The spider class has three main functions: 1. start_scrape: starts the scraping process, takes two parameters: 1. max_pages: number of maximum pages on the website 2. multithread: if scraping can be sped up using parallell processes 2. scrape_one_item: scrapes one item and returns a dictionary, takes the recipe url as the parameter 3. get_items_from_page: extracts to a list the list of urls of a recipe page.

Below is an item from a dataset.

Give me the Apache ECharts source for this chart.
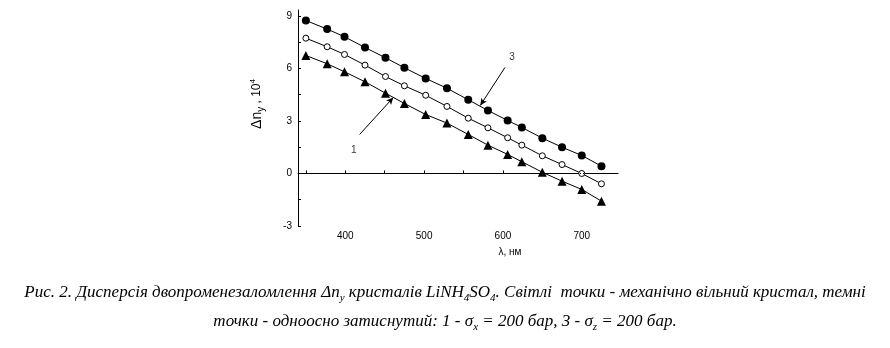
<!DOCTYPE html>
<html><head><meta charset="utf-8">
<script src="https://cdn.jsdelivr.net/npm/echarts@6/dist/echarts.min.js"></script>
<style>html,body{margin:0;padding:0;background:#fff}#c{width:890px;height:348px}</style>
</head><body><div id="c"></div>
<script>
const wavelengths = [350, 377, 399, 425, 451, 475, 502, 529, 556, 581, 606, 624, 650, 675, 700, 725];
const series1 = [6.74, 6.27, 5.81, 5.24, 4.59, 4.00, 3.37, 2.88, 2.23, 1.62, 1.09, 0.67, 0.07, -0.44, -0.91, -1.58];
const series2 = [7.73, 7.24, 6.80, 6.19, 5.54, 5.01, 4.47, 3.83, 3.16, 2.61, 2.04, 1.62, 1.01, 0.51, 0.00, -0.59];
const series3 = [8.74, 8.25, 7.81, 7.20, 6.61, 6.04, 5.43, 4.87, 4.21, 3.60, 3.03, 2.63, 2.02, 1.50, 1.03, 0.42];
const xLabels = [400, 500, 600, 700];
const xTicks = [350, 400, 450, 500, 550, 600, 650, 700];
const yLabels = [-3, 0, 3, 6, 9];
const yTicks = [-3, -1.5, 0, 1.5, 3, 4.5, 6, 7.5, 9];
const arrow3 = [[602.6, 6.06], [571.3, 3.89]];
const arrow1 = [[418.2, 2.23], [460.9, 4.34]];
const label3 = [611.4, 6.63];
const label1 = [410.7, 1.31];

const pair = (xs, ys) => xs.map((x, i) => [x, ys[i]]);
const chart = echarts.init(document.getElementById('c'));
const lab = { fontFamily: 'Liberation Sans', fontSize: 10, color: '#000' };
const serif = 'Liberation Serif';
const cap = { fontFamily: serif, fontStyle: 'italic', fontSize: 17, color: '#000' };
const sub = Object.assign({}, cap, { fontSize: 11, padding: [10, 0, 0, 0] });

chart.setOption({
  animation: false,
  grid: { left: 298, right: 272, top: 10, bottom: 122 },
  xAxis: {
    type: 'value', min: 340, max: 746,
    axisLine: { lineStyle: { color: '#000', width: 1 } },
    axisTick: { inside: true, length: 3, customValues: xTicks, lineStyle: { color: '#000' } },
    axisLabel: Object.assign({ customValues: xLabels, margin: 5 }, lab),
    splitLine: { show: false }
  },
  yAxis: {
    type: 'value', min: -3, max: 9.34,
    axisLine: { show: true, lineStyle: { color: '#000', width: 1 } },
    axisTick: { show: true, inside: true, length: 3, customValues: yTicks, lineStyle: { color: '#000' } },
    axisLabel: Object.assign({ customValues: yLabels, margin: 6 }, lab),
    splitLine: { show: false }
  },
  series: [
    {
      type: 'line', data: pair(wavelengths, series1), symbol: 'triangle', symbolSize: 9,
      lineStyle: { color: '#000', width: 1 }, itemStyle: { color: '#000' },
      markLine: {
        silent: true, symbol: ['none', 'none'], label: { show: false },
        lineStyle: { color: '#000', type: [1, 2], width: 1 },
        data: [{ yAxis: 0 }]
      }
    },
    {
      type: 'line', data: pair(wavelengths, series2), symbol: 'circle', symbolSize: 6,
      lineStyle: { color: '#000', width: 1 }, itemStyle: { color: '#fff', borderColor: '#000', borderWidth: 1 }
    },
    {
      type: 'line', data: pair(wavelengths, series3), symbol: 'circle', symbolSize: 8,
      lineStyle: { color: '#000', width: 1 }, itemStyle: { color: '#000' },
      markLine: {
        silent: true, symbol: ['none', 'arrow'], symbolSize: [5, 7], label: { show: false },
        lineStyle: { color: '#000', type: 'solid', width: 1 },
        data: [
          [{ coord: arrow3[0] }, { coord: arrow3[1] }],
          [{ coord: arrow1[0] }, { coord: arrow1[1] }]
        ]
      }
    },
    {
      type: 'scatter', symbolSize: 0, silent: true,
      data: [
        { value: label3, label: { show: true, formatter: '3', position: 'inside', fontFamily: 'Liberation Sans', fontSize: 10, color: '#000' } },
        { value: label1, label: { show: true, formatter: '1', position: 'inside', fontFamily: 'Liberation Sans', fontSize: 10, color: '#000' } }
      ]
    }
  ],
  graphic: [
    {
      type: 'text', x: 257, y: 104, rotation: Math.PI / 2,
      style: {
        text: '{a|Δn}{s|y}{b| , 10}{p|4}', align: 'center', verticalAlign: 'middle',
        rich: {
          a: { fontFamily: 'Liberation Sans', fontSize: 14, color: '#000' },
          b: { fontFamily: 'Liberation Sans', fontSize: 12, color: '#000' },
          s: { fontFamily: 'Liberation Sans', fontSize: 10, color: '#000', padding: [8, 0, 0, 0] },
          p: { fontFamily: 'Liberation Sans', fontSize: 8, color: '#000', padding: [0, 0, 8, 0] }
        }
      }
    },
    {
      type: 'text', x: 510, y: 252,
      style: { text: 'λ, нм', align: 'center', verticalAlign: 'middle', fontFamily: 'Liberation Sans', fontSize: 10, fill: '#000' }
    },
    {
      type: 'text', x: 445, y: 293,
      style: {
        text: '{c|Рис. 2. Дисперсія двопроменезаломлення Δn}{s|y}{c| кристалів LiNH}{s|4}{c|SO}{s|4}{c|. Світлі  точки - механічно вільний кристал, темні}',
        align: 'center', verticalAlign: 'middle', rich: { c: cap, s: sub }
      }
    },
    {
      type: 'text', x: 445, y: 322,
      style: {
        text: '{c|точки - одноосно затиснутий: 1 - σ}{s|x}{c| = 200 бар, 3 - σ}{s|z}{c| = 200 бар.}',
        align: 'center', verticalAlign: 'middle', rich: { c: cap, s: sub }
      }
    }
  ]
});
</script></body></html>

To test if the spider works on one menu:

croatia_spider.scrape_one_item('https://www.coolinarika.com/recept/brza-krompir-pita')

sample output:

{'name': 'Brza krompir pita',
 'total_time': None,
 'ingredients': ['3 jaja',
  '1 casa ulja (100 ml)',
  '1 casa jogurta (120 ml)',
  '1 luk',
  '100 g feta sira',
  'persun',
  '1 mljevena crvena paprika',
  '2 case brasna (200 g)',
  '3 krompira (350 g)',
  '1/2 Prašak za pecivo Docela',
  'so, biber, vegeta',
  'sesam za preko'],
 'instructions': ['Jaja, jogurt i ulje sjediniti pa kasikom fino izmjesati, dodati izdrobljeni sir, papriku, persun po ukusu, sitno sjeckani luk, krompir na kocke ili po zelji sjecen, brasno pomjesano sa svim suhim sastojcima. Zaciniti po ukusu i dobro izmjesati.',
  'Usuti smjesu u pouljeni pleh i peci u zagrijanoj pecnici na 190 stepeni 25-30 minuta dok fino ne porumeni i krompir ne bude kuhan. Sluziti uz salatu po zelji i jogurt.'],
 'servings': None,
 'category': None,
 'prep_time': None,
 'cook_time': None}
  1. Start Scraping

Use the star_scrape function to start scraping, however make sure to set the max_pages and multithread as required

result_list = croatia_spider.start_scrape(max_pages=333)
  1. Convert the resulting list of items into a dataframe
result_df = pd.DataFrame(result_list)
  1. Save Dataframe to CSV

OUTPUT is the directory to save the file

result_df.to_csv(OUTPUT + 'japan_delishkitchen.csv')